■ GIVEN PROBLEM
Pictures must not be retyped. Return exactly the lines from the one with "Clone this chart in matplotlib." through the one with "3550, 340, 13.2]", both included, and no others.

■ Entries with chart source code
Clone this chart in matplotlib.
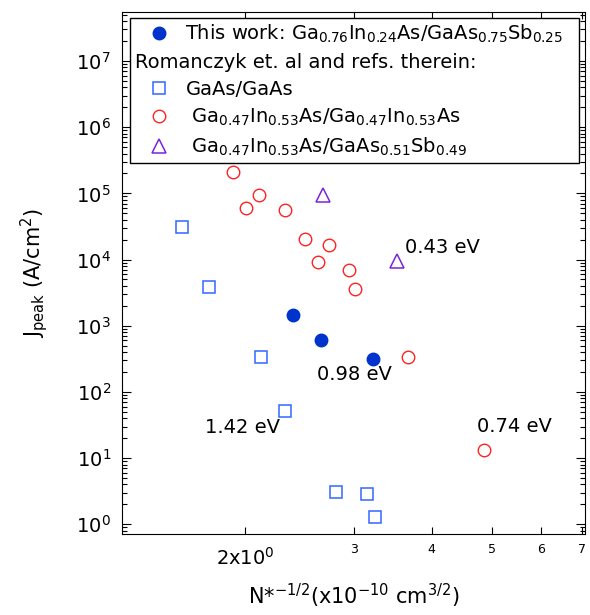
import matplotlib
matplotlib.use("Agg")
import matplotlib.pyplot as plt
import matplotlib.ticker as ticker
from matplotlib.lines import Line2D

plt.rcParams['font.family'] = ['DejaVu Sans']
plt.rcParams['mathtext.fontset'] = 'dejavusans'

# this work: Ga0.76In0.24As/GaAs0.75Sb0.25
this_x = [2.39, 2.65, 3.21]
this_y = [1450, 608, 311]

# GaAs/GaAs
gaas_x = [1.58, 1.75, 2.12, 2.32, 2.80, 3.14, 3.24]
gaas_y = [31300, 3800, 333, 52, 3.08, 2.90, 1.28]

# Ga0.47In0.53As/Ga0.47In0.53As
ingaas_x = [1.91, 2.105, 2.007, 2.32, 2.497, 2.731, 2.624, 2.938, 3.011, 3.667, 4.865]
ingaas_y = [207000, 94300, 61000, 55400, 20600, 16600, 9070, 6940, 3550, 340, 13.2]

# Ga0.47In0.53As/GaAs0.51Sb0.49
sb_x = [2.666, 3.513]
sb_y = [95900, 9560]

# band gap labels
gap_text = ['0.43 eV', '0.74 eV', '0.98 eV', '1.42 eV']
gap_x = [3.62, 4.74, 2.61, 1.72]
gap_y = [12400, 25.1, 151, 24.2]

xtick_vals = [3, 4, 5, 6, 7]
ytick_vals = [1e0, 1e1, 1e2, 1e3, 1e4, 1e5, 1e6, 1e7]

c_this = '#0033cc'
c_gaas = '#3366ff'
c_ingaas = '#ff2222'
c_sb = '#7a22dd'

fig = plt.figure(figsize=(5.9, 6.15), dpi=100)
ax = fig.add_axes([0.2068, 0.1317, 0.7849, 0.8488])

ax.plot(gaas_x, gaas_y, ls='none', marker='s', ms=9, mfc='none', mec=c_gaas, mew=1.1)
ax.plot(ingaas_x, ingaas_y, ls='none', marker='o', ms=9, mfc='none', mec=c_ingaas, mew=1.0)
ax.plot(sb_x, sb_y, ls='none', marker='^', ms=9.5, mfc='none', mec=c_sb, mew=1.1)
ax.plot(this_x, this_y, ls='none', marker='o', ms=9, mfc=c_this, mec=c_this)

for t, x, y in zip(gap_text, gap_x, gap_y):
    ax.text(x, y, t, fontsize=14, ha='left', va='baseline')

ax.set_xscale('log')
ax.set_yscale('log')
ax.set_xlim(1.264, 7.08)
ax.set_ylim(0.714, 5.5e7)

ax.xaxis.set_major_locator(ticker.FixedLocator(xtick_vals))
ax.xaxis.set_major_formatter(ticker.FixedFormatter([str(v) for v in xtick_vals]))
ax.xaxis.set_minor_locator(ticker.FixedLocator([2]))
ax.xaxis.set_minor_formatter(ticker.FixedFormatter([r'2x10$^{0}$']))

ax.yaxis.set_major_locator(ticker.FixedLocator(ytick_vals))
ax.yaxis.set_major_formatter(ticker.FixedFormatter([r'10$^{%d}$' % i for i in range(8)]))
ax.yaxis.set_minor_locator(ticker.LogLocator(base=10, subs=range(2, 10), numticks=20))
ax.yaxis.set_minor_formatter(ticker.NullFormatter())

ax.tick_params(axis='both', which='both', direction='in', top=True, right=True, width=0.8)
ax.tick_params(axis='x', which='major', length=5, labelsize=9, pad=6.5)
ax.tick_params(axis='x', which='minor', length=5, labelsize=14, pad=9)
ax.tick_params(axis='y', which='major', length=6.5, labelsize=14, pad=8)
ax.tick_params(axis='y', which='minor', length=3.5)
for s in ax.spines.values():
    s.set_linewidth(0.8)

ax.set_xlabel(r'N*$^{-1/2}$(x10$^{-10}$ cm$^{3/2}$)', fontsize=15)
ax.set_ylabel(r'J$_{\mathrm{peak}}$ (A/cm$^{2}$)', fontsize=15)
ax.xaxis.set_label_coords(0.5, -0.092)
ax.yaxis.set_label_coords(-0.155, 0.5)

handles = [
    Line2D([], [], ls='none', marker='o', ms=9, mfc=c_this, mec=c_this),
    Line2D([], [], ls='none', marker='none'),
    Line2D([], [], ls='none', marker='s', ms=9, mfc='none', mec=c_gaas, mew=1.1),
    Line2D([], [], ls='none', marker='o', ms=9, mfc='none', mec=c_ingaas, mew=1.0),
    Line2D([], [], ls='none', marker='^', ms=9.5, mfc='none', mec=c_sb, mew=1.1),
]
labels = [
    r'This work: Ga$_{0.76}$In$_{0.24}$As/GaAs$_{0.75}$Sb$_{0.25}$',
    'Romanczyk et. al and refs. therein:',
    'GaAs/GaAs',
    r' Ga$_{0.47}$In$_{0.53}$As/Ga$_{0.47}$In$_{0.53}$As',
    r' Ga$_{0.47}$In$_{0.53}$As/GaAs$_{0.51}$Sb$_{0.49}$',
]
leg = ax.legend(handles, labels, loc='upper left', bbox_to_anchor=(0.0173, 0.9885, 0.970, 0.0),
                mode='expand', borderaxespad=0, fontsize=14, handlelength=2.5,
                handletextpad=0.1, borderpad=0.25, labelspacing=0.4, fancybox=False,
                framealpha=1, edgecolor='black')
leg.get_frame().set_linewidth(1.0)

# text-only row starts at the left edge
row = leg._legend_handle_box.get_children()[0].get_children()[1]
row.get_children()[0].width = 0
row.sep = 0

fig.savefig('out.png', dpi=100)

...

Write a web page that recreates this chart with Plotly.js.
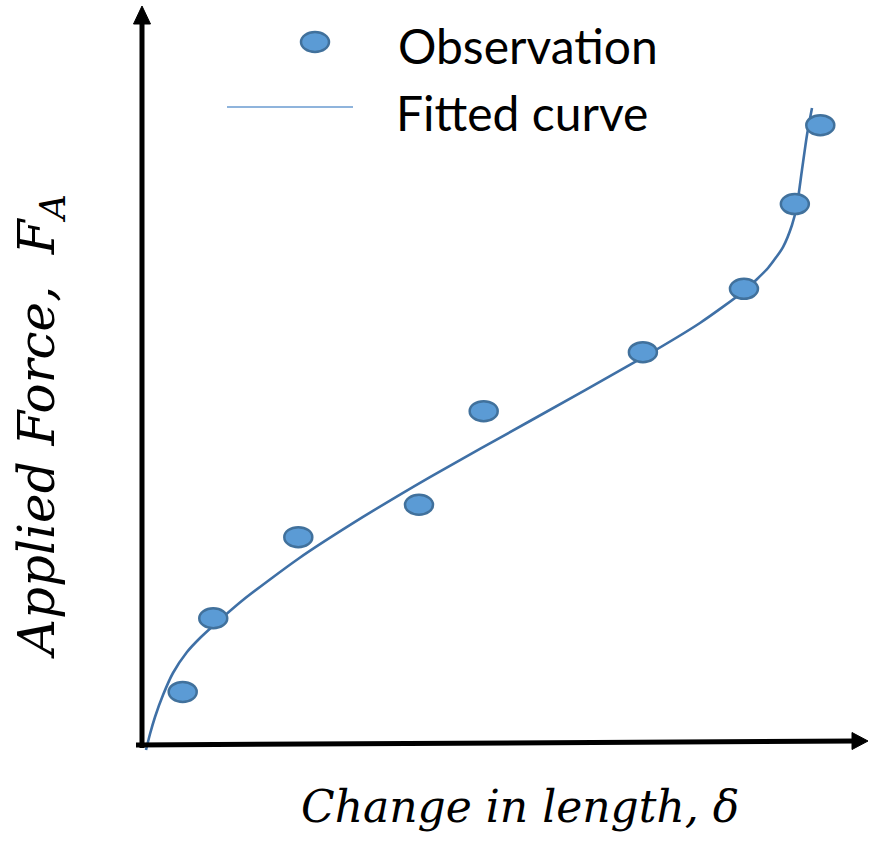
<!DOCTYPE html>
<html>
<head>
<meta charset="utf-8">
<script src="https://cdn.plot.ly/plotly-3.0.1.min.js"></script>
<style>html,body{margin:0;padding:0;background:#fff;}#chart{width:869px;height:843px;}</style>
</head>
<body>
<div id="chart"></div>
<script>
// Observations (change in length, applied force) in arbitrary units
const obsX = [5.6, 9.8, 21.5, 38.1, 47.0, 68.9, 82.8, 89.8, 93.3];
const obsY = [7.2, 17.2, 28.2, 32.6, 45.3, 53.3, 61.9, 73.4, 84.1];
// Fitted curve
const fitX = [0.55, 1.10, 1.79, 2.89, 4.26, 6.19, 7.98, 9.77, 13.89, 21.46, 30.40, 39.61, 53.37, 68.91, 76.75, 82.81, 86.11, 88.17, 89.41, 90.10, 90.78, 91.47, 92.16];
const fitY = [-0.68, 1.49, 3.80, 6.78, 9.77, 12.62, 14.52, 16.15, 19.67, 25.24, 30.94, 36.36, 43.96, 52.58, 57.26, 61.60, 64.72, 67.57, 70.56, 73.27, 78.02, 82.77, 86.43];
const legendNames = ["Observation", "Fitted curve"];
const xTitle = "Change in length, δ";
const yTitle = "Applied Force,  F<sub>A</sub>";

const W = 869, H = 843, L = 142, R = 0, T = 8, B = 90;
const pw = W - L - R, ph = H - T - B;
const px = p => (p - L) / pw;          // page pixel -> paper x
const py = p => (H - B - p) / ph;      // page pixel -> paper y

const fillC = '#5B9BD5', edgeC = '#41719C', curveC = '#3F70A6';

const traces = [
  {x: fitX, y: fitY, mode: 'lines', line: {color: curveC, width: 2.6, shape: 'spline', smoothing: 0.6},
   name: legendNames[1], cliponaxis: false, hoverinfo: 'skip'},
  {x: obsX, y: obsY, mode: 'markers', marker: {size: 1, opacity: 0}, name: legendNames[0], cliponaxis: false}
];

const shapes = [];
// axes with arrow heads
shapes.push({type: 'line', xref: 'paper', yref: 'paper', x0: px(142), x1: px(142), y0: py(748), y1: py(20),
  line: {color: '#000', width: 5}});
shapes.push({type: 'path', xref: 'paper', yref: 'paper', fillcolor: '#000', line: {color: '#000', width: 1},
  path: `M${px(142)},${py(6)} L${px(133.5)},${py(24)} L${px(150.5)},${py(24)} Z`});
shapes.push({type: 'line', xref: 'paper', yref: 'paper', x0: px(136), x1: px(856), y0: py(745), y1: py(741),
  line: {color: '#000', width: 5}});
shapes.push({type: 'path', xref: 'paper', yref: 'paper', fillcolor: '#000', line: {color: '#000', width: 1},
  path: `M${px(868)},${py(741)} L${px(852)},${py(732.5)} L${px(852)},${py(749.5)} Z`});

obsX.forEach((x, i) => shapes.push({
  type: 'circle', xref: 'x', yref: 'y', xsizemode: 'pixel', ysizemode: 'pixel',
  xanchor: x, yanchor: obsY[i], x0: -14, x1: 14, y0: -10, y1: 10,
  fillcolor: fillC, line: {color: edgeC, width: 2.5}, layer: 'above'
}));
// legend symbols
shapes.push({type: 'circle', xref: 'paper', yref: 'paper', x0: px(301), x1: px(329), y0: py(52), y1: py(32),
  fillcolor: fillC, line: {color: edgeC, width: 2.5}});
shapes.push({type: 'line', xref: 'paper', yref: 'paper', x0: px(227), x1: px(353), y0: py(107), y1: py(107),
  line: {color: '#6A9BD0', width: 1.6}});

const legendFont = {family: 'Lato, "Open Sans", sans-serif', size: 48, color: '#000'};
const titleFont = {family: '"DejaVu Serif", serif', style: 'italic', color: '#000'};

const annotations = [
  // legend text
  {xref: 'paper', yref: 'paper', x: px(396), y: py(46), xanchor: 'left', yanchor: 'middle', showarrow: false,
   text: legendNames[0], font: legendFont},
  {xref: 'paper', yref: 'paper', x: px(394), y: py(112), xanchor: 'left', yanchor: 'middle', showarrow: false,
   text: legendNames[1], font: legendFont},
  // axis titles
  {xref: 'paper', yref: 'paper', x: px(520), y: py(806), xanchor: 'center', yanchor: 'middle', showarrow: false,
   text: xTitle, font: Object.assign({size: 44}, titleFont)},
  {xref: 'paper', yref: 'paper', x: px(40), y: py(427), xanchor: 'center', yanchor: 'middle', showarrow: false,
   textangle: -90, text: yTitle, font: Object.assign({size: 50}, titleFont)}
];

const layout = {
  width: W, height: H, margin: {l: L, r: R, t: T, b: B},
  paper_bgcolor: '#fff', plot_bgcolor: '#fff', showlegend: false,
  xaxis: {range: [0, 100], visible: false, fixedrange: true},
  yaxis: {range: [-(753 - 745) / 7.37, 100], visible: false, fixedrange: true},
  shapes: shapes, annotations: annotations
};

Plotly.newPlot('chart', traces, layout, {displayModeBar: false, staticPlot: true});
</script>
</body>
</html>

■ RESULT
Clone this chart in matplotlib.
import matplotlib
matplotlib.use("Agg")
import matplotlib.pyplot as plt
import matplotlib.ticker as ticker
from matplotlib.lines import Line2D

plt.rcParams['font.family'] = ['DejaVu Sans']
plt.rcParams['mathtext.fontset'] = 'dejavusans'

# this work: Ga0.76In0.24As/GaAs0.75Sb0.25
this_x = [2.39, 2.65, 3.21]
this_y = [1450, 608, 311]

# GaAs/GaAs
gaas_x = [1.58, 1.75, 2.12, 2.32, 2.80, 3.14, 3.24]
gaas_y = [31300, 3800, 333, 52, 3.08, 2.90, 1.28]

# Ga0.47In0.53As/Ga0.47In0.53As
ingaas_x = [1.91, 2.105, 2.007, 2.32, 2.497, 2.731, 2.624, 2.938, 3.011, 3.667, 4.865]
ingaas_y = [207000, 94300, 61000, 55400, 20600, 16600, 9070, 6940, 3550, 340, 13.2]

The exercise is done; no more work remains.